Section 1. The Society shall carry out its objectives through its constituent chapters chartered by the Society, and in its capacity as a coordinating agency, may make certain demands of the chapters as outlined in other sections of this Article.

 

Section 2. A chapter charter will be granted to an organized genealogical group whose objectives are consistent with those of this Society and whose application for a charter has been approved by three-fourths (3/4) of the members of the Board of Directors.

 

Section 3. A charter fee of $15.00 shall be paid to the Society Treasurer at the time of application as a member chapter.

 

Section 4. The Society President, or an officer designated by him, shall install the new chapter by presenting the charter at a meeting of the new chapter.

 

Section 5. A chapter, in order to remain in good standing, shall:

 

a. Elect one of its members in good standing to serve as a Director on the Society Board of Directors, said Director to serve as a liaison between the chapter and the Board, attending all meetings of the Board and reporting Board actions back to the chapter at its next meeting.

 

b. Elect chapter officers to correspond to those of the Society, although some offices may be combined at the chapter level.

 

AS NOW WRITTEN:

 

c. Hold a minimum of nine (9) meetings annually with programs concentrating on the many phases of genealogy.

 

AMEND TO READ AS FOLLOWS:

 

c. Hold a minimum of nine (9) meetings annually.

 

COMMENTARY:

 

Clarify and provide more flexibility at the chapter level.

 

d. Cooperate with the Society in carrying out projects undertaken by the Society.

 

e. Be encouraged to submit one article annually of a topic suitable for inclusion in the Carolina Herald and Newsletter.

 

f. Through its chapter Director, inform the Projects Committee or appropriate Society officer of all  major projects in order to reduce the likelihood of duplication of efforts by the respective chapters.

 

AS NOW WRITTEN:

 

g. Submit membership lists and dues promptly at the times specified in the By-Laws.

 

AMEND TO READ AS FOLLOWS:

 

g. Submit membership lists and dues promptly at the end of each month.

 

COMMENTARY:

 

Expedite processing of membership dues and accuracy of roster.

 

h.

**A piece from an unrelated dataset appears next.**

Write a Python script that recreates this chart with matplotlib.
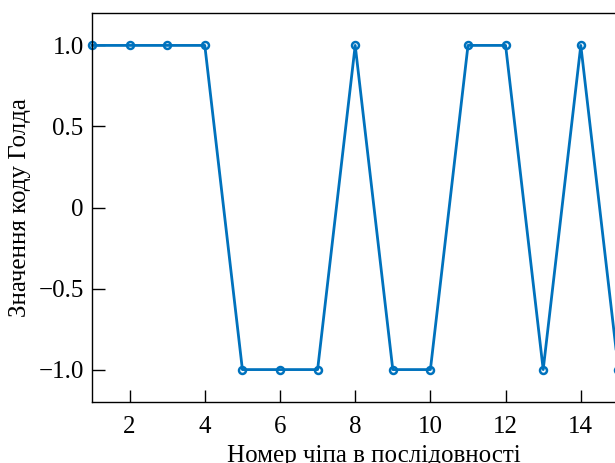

Submit annually, not later than January 15, the following to the Society President to be forwarded by him to the appropriate officer for inclusion in the IRS report and the Archives:

 

AS NOW WRITTEN:

 

1. a detailed financial report.

 

2. a copy of all chapter publications, including Newsletters.

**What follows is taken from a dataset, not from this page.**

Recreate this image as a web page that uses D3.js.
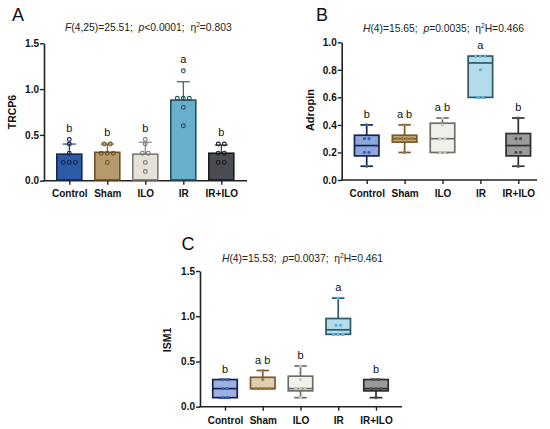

3. a copy of the annual Activity report of the chapter President


4. copies of the minutes of chapter meetings.

 

AMEND TO READ AS FOLLOWS:

 

1. a detailed financial report.


2. a copy of all chapter publications, including Newsletters.

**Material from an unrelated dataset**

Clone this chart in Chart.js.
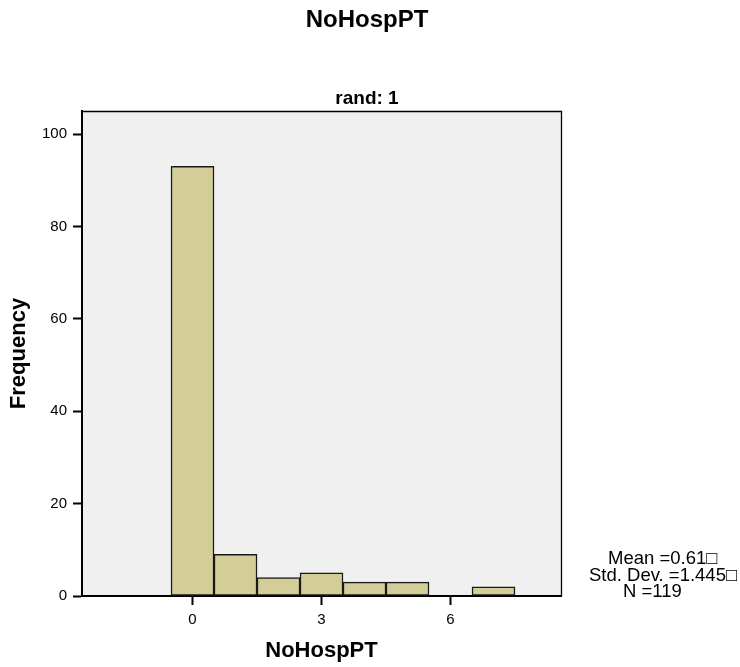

3. copies of the minutes of chapter meetings.

 

COMMENTARY:

 

Delete #3 to eliminate redundancy with existing requirement to provide a record of activities through the Chapter minutes and newsletters.

#4 becomes the new #3.

 

Section 6. Each chapter may adopt its own By-Laws providing they are not in conflict with those of the Society. If chapter By-Laws are adopted, a copy must be filed with the Archivist-Historian and also with the Recording Secretary of the Society. Amendments to the By-Laws shall be sent to those Society officers also.

 

Section 7. When a new member is reported, Chapter Treasurers must send to the State Treasurer, for each individual and family member (not associate member) membership application form with dues. When reporting a renewal, Chapter Treasurers must send to the State Treasurer, the name of the member, membership number as issued by the State Treasurer, changes in address and other data as requested by the State Treasurer and/or prescribed by these By-Laws.

 

New Proposed ARTICLE X CHAPTERS, Section 8

 

Section 8. Chapters may have use of the SCGS Federal Employee (Tax) Identification number as a non-profit 501(c)3 organization.

 

a.     Any funds under $2,000, to be received by a chapter which require the Society’s Federal Employee (Tax) Identification Number, will require notification to the SCGS Finance Committee.

 

b.     Any funds over $2,000, to be received by a chapter which require the Society’s Federal Employee (Tax) Identification Number, will require prior approval from the SCGS Board of Directors.

 

ARTICLE XI AMENDMENTS

 

Section 1. These By-Laws may be amended by a two-thirds (2/3) vote of those members voting at an Annual Meeting of the Society.

 

AS NOW WRITTEN:

 

Section 2. Proposed amendments, as approved by the Board of Directors, shall be sent to the entire membership in writing at least thirty days prior to the date of the Annual Meeting at which such amendments are to be considered.

 

AMEND TO READ AS FOLLOWS:

 

Section 2. Proposed amendments, as approved by the Board of Directors, shall be published in The Carolina Herald and Newsletter for review by the membership at least thirty days prior to the date of the Annual Meeting at which such amendments are to be considered.

 

COMMENTARY:

 

Remove “in writing” to allow  for notification via The Carolina Herald which is distributed to all members.

 

ARTICLE XII. PARLIAMENTARY AUTHORITY

 

In all instances not covered by the Constitution or these By-Laws, Robert's Rules of Order, latest revised edition, shall stand as the final authority of the Society.

 

These By-Laws of the SOUTH CAROLINA GENEALOGICAL SOCIETY, INC. were adopted by a two-thirds (2/3) vote of the membership at an Annual Meeting of the Society on the 12th day of October, 2002.